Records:
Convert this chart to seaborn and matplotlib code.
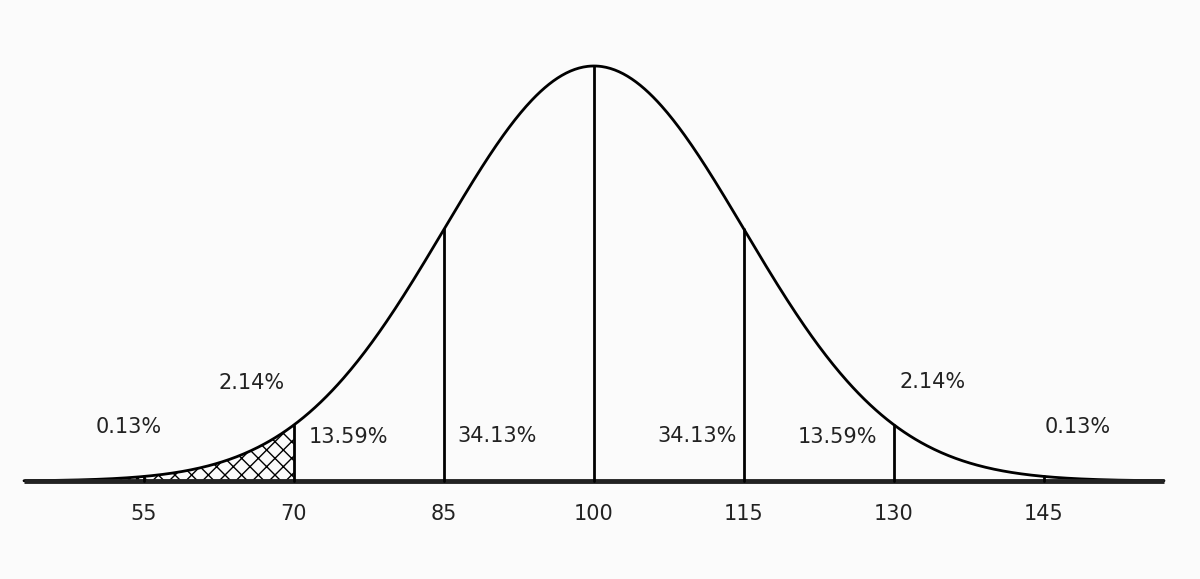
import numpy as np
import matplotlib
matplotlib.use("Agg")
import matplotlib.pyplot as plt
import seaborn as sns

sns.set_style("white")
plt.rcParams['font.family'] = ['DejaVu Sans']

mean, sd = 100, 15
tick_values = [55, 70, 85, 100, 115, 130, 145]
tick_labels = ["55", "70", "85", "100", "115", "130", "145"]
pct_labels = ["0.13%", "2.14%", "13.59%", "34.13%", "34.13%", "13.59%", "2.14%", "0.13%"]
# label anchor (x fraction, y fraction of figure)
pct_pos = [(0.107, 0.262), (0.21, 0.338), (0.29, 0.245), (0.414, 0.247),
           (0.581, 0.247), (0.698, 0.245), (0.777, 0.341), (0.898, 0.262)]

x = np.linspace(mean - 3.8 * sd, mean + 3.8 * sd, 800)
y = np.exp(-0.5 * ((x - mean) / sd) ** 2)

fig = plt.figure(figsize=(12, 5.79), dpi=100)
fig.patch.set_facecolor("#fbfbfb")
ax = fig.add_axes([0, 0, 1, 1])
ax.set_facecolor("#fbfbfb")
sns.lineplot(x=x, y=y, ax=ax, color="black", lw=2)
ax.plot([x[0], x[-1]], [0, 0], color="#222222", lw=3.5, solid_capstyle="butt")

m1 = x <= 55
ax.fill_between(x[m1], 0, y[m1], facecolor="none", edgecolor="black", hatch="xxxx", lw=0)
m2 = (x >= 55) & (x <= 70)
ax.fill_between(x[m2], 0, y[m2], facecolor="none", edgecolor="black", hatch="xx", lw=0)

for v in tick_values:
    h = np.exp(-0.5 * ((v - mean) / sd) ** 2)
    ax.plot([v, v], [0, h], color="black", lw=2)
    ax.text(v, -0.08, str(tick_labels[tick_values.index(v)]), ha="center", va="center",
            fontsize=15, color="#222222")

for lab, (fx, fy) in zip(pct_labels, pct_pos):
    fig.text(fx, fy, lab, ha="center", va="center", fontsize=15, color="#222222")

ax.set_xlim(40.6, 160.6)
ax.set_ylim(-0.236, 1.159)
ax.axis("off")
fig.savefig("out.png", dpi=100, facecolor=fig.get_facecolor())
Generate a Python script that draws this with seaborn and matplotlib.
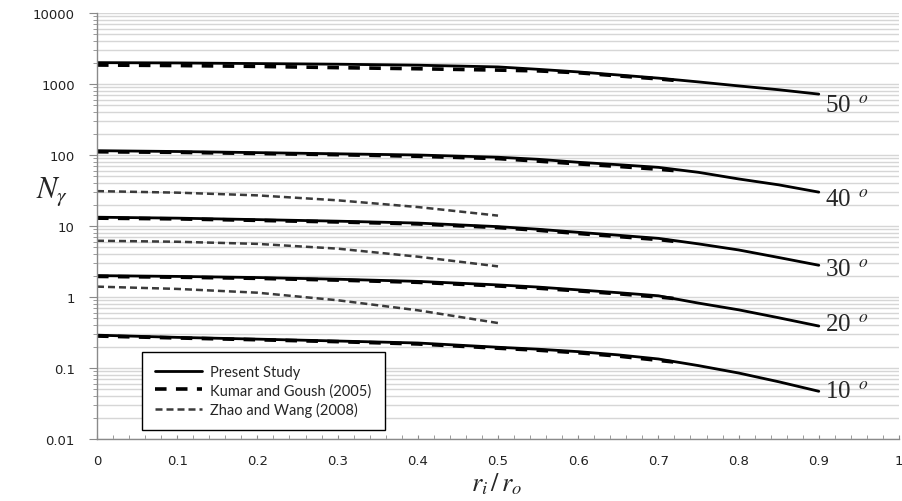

> _To do_: Repeat each entry exactly as it appears; skip any picture.

> _Answer for the task_:
Convert this chart to seaborn and matplotlib code.
import numpy as np
import matplotlib
matplotlib.use("Agg")
import matplotlib.pyplot as plt
import seaborn as sns

sns.set_style("white")
plt.rcParams['font.family'] = ['DejaVu Sans']

mean, sd = 100, 15
tick_values = [55, 70, 85, 100, 115, 130, 145]
tick_labels = ["55", "70", "85", "100", "115", "130", "145"]
pct_labels = ["0.13%", "2.14%", "13.59%", "34.13%", "34.13%", "13.59%", "2.14%", "0.13%"]
# label anchor (x fraction, y fraction of figure)
pct_pos = [(0.107, 0.262), (0.21, 0.338), (0.29, 0.245), (0.414, 0.247),
           (0.581, 0.247), (0.698, 0.245), (0.777, 0.341), (0.898, 0.262)]

x = np.linspace(mean - 3.8 * sd, mean + 3.8 * sd, 800)
y = np.exp(-0.5 * ((x - mean) / sd) ** 2)

fig = plt.figure(figsize=(12, 5.79), dpi=100)
fig.patch.set_facecolor("#fbfbfb")
ax = fig.add_axes([0, 0, 1, 1])
ax.set_facecolor("#fbfbfb")
sns.lineplot(x=x, y=y, ax=ax, color="black", lw=2)
ax.plot([x[0], x[-1]], [0, 0], color="#222222", lw=3.5, solid_capstyle="butt")

m1 = x <= 55
ax.fill_between(x[m1], 0, y[m1], facecolor="none", edgecolor="black", hatch="xxxx", lw=0)
m2 = (x >= 55) & (x <= 70)
ax.fill_between(x[m2], 0, y[m2], facecolor="none", edgecolor="black", hatch="xx", lw=0)

for v in tick_values:
    h = np.exp(-0.5 * ((v - mean) / sd) ** 2)
    ax.plot([v, v], [0, h], color="black", lw=2)
    ax.text(v, -0.08, str(tick_labels[tick_values.index(v)]), ha="center", va="center",
            fontsize=15, color="#222222")

for lab, (fx, fy) in zip(pct_labels, pct_pos):
    fig.text(fx, fy, lab, ha="center", va="center", fontsize=15, color="#222222")

ax.set_xlim(40.6, 160.6)
ax.set_ylim(-0.236, 1.159)
ax.axis("off")
fig.savefig("out.png", dpi=100, facecolor=fig.get_facecolor())
Generate a Python script that draws this with seaborn and matplotlib.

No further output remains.